There is a massive wave of inspirational doctrine including psychological advice, coaching, miscellaneous information, quotes, etc. focused on telling people that they alone are liable for their #happiness, #life, and #success.
Theoretically, everyone is solely responsible for themselves and everything in their lives by how they think. If you let go of all negative thinking and consequent feelings and only focus on being happy, grateful and confident, it is theorised that good things will dominate your life.
Also, if something unpleasant happens, it is suggested that you immediately focus on the lesson that you can learn from the situation. Then you are supposed to be grateful for the opportunity and look positively forward as to how you can implement what you have learned.
Who are these aliens dishing out this propaganda? Where did the humans who have feelings and emotions go? Those same persons who feel real love, joy, sadness and grief. The ones who cry real tears of both happiness and sadness and who are proud to have varied dimensions to their personalities.
Now I don’t disagree with the fundamental theory behind all of this hype. The basic theory states that positive action creates positive thoughts which then cause positive feelings. Therefore, if you participate in positive actions you will have more positive thoughts and consequently, feel more positive. Or if you train yourself to look at the positive side of things predominantly then you will have more positive feelings and be a happier person. And so on.
In this world in which we live there are countless things, events and human imperfections that bring negative things into our lives, completely arbitrarily. We have no control over any of this stuff happening to us or when and how they will occur. Then, of course, because we’re human we react with our natural human thoughts and feelings. These initial thoughts and feelings may not be cute or “positive”; they’re not supposed to be; they’re just feelings and reactions.

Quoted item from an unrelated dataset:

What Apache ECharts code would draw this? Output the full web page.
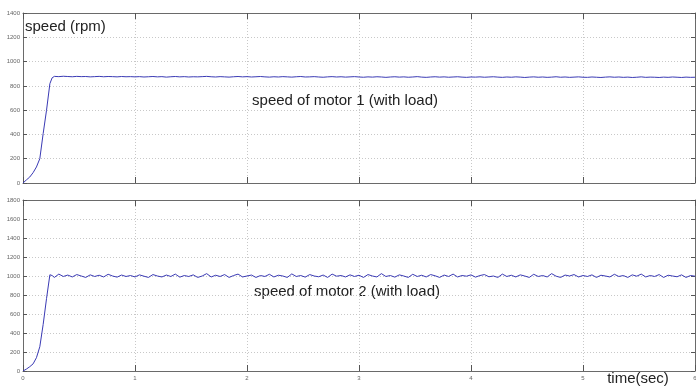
<!DOCTYPE html>
<html>
<head>
<meta charset="utf-8">
<script src="https://cdn.jsdelivr.net/npm/echarts@6/dist/echarts.min.js"></script>
<style>
html,body{margin:0;padding:0;background:#fff;}
#chart{width:696px;height:388px;}
</style>
</head>
<body>
<div id="chart"></div>
<script>
// time samples (s)
const timeSec = [
  0,0.03,0.06,0.09,0.12,0.15,0.18,0.21,0.24,0.26,
  0.28,0.32,0.36,0.40,0.44,0.48,0.52,0.56,0.60,0.64,0.68,0.72,0.76,0.80,0.84,0.88,0.92,0.96,1.00,
  1.04,1.08,1.12,1.16,1.20,1.24,1.28,1.32,1.36,1.40,1.44,1.48,1.52,1.56,1.60,1.64,1.68,1.72,1.76,1.80,1.84,1.88,1.92,1.96,2.00,
  2.04,2.08,2.12,2.16,2.20,2.24,2.28,2.32,2.36,2.40,2.44,2.48,2.52,2.56,2.60,2.64,2.68,2.72,2.76,2.80,2.84,2.88,2.92,2.96,3.00,
  3.04,3.08,3.12,3.16,3.20,3.24,3.28,3.32,3.36,3.40,3.44,3.48,3.52,3.56,3.60,3.64,3.68,3.72,3.76,3.80,3.84,3.88,3.92,3.96,4.00,
  4.04,4.08,4.12,4.16,4.20,4.24,4.28,4.32,4.36,4.40,4.44,4.48,4.52,4.56,4.60,4.64,4.68,4.72,4.76,4.80,4.84,4.88,4.92,4.96,5.00,
  5.04,5.08,5.12,5.16,5.20,5.24,5.28,5.32,5.36,5.40,5.44,5.48,5.52,5.56,5.60,5.64,5.68,5.72,5.76,5.80,5.84,5.88,5.92,5.96,6.00
];
// speed of motor 1 (rpm)
const motor1 = [
  0,25,49,85,132,200,407,599,818,866,
  878,876,879,877,875,878,876,877,874,876,878,875,877,876,874,877,875,876,874,
  876,873,875,877,874,876,872,875,877,874,876,873,875,874,876,878,875,873,876,874,872,875,877,874,876,
  873,875,877,874,872,875,873,876,874,872,875,877,873,874,876,873,871,874,876,873,875,872,874,876,873,
  871,874,872,875,873,870,873,875,872,874,871,873,876,872,870,873,875,872,874,871,873,875,872,870,873,
  872,874,871,873,875,872,870,873,871,874,872,869,872,874,871,873,870,872,875,871,873,870,872,874,871,
  870,873,871,869,872,874,871,873,870,872,869,871,874,870,872,871,869,872,870,873,871,869,872,870,871
];
// speed of motor 2 (rpm)
const motor2 = [
  0,20,45,75,140,255,490,762,1013,1005,
  985,1020,995,1010,990,1015,1000,985,1012,995,1008,990,1018,1000,988,1010,995,1005,990,
  1012,998,985,1015,1000,990,1010,995,1020,988,1005,995,1012,985,1000,1025,990,1008,995,1015,985,1005,1020,990,1000,
  1010,985,1005,995,1018,990,1008,1000,985,1022,995,1005,988,1015,1000,992,1010,985,1020,998,1005,990,1012,995,1008,
  985,1015,1000,990,1025,995,1005,988,1012,1000,985,1018,995,1008,990,1015,1002,985,1010,995,1020,990,1005,998,1012,
  988,1005,1015,992,1000,985,1020,995,1008,990,1012,1000,985,1018,995,1005,990,1025,998,985,1010,1000,1015,990,1005,
  995,1012,985,1008,1000,990,1018,995,1005,985,1012,998,1020,990,1005,995,1015,985,1008,1000,992,1012,985,1005,998
];
const yMax1 = 1400, yMax2 = 1800, yStep = 200;
const xMax = 6, xStep = 1;

const textFont = '"Liberation Sans", Arial, sans-serif';
const pairs = (ys) => timeSec.map((t, i) => [t, ys[i]]);

const frameColor = '#6a6a6a';
const gridLine = { show: true, lineStyle: { color: '#c8c8c8', type: [1, 2], width: 1 } };

function xAx(gridIndex, pos, labels) {
  return {
    type: 'value', gridIndex, position: pos, min: 0, max: xMax, interval: xStep,
    axisLine: { show: true, onZero: false, lineStyle: { color: frameColor, width: 1 } },
    axisTick: { show: true, inside: true, length: 6, lineStyle: { color: '#555', width: 1 } },
    axisLabel: { show: labels, fontSize: 6, color: '#666', margin: 4, fontFamily: textFont, formatter: (v) => String(v) },
    splitLine: pos === 'bottom' ? gridLine : { show: false }
  };
}
function yAx(gridIndex, pos, max, labels) {
  return {
    type: 'value', gridIndex, position: pos, min: 0, max: max, interval: yStep,
    axisLine: { show: true, onZero: false, lineStyle: { color: frameColor, width: 1 } },
    axisTick: { show: true, inside: true, length: 4, lineStyle: { color: '#555', width: 1 } },
    axisLabel: { show: labels, fontSize: 6, color: '#666', margin: 3, fontFamily: textFont, formatter: (v) => String(v) },
    splitLine: pos === 'left' ? gridLine : { show: false }
  };
}

const chart = echarts.init(document.getElementById('chart'), null, { renderer: 'canvas' });
chart.setOption({
  animation: false,
  backgroundColor: '#ffffff',
  grid: [
    { left: 23, top: 13, width: 672, height: 170, containLabel: false, outerBoundsMode: 'none' },
    { left: 23, top: 200, width: 672, height: 171, containLabel: false, outerBoundsMode: 'none' }
  ],
  xAxis: [
    xAx(0, 'bottom', false), xAx(0, 'top', false),
    xAx(1, 'bottom', true), xAx(1, 'top', false)
  ],
  yAxis: [
    yAx(0, 'left', yMax1, true), yAx(0, 'right', yMax1, false),
    yAx(1, 'left', yMax2, true), yAx(1, 'right', yMax2, false)
  ],
  series: [
    { type: 'line', xAxisIndex: 0, yAxisIndex: 0, data: pairs(motor1), showSymbol: false,
      lineStyle: { color: '#3a3ab4', width: 1 }, z: 5 },
    { type: 'line', xAxisIndex: 2, yAxisIndex: 2, data: pairs(motor2), showSymbol: false,
      lineStyle: { color: '#3a3ab4', width: 1 }, z: 5 }
  ],
  graphic: [
    { type: 'text', left: 25, top: 19, style: { text: 'speed (rpm)', font: '15px ' + textFont, fill: '#222' } },
    { type: 'text', x: 345, y: 101, style: { text: 'speed of motor 1 (with load)', font: '15px ' + textFont, fill: '#222', align: 'center', verticalAlign: 'middle' } },
    { type: 'text', x: 347, y: 292, style: { text: 'speed of motor 2 (with load)', font: '15px ' + textFont, fill: '#222', align: 'center', verticalAlign: 'middle' } },
    { type: 'text', x: 638, y: 379, style: { text: 'time(sec)', font: '15px ' + textFont, fill: '#222', align: 'center', verticalAlign: 'middle' } }
  ]
});
</script>
</body>
</html>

Depending on many variables like personal experiences, past life situations, current life situations, health, etc., each of us will stay in this “reaction” stage for different amounts of time. Nobody has the right to judge how long somebody else should stay or not stay in this phase. Remember, never judge another person because you have never walked in their shoes.
Another thing that we have to keep in mind is that, as I hinted above, everyone’s life is different and will obviously affect them and their ability of perception. Think of people who were perhaps brought up in abusive homes, those that have suffered from mental illness, those who have suffered terrible losses in their lives, rape victims or people who experienced any number of other life changing experiences.
So yes I do believe that we can all teach ourselves to focus more on the positive side of life and be happier because of it. But I think we need to stop exclusively emphasising this “be positive or nothing attitude” and shaming people who aren’t or can’t be positive and bubbly all the time. The last thing somebody who is feeling down needs is to be made to feel as if they are a failure because they can’t be positive enough to solve all their problems. Let’s show a little more open-mindedness and compassion for our fellow man.
Something that would be positive for people to do is to reach out to those who need it and offer to help them and share some of they’re own positivity.
What do you think about this controversy?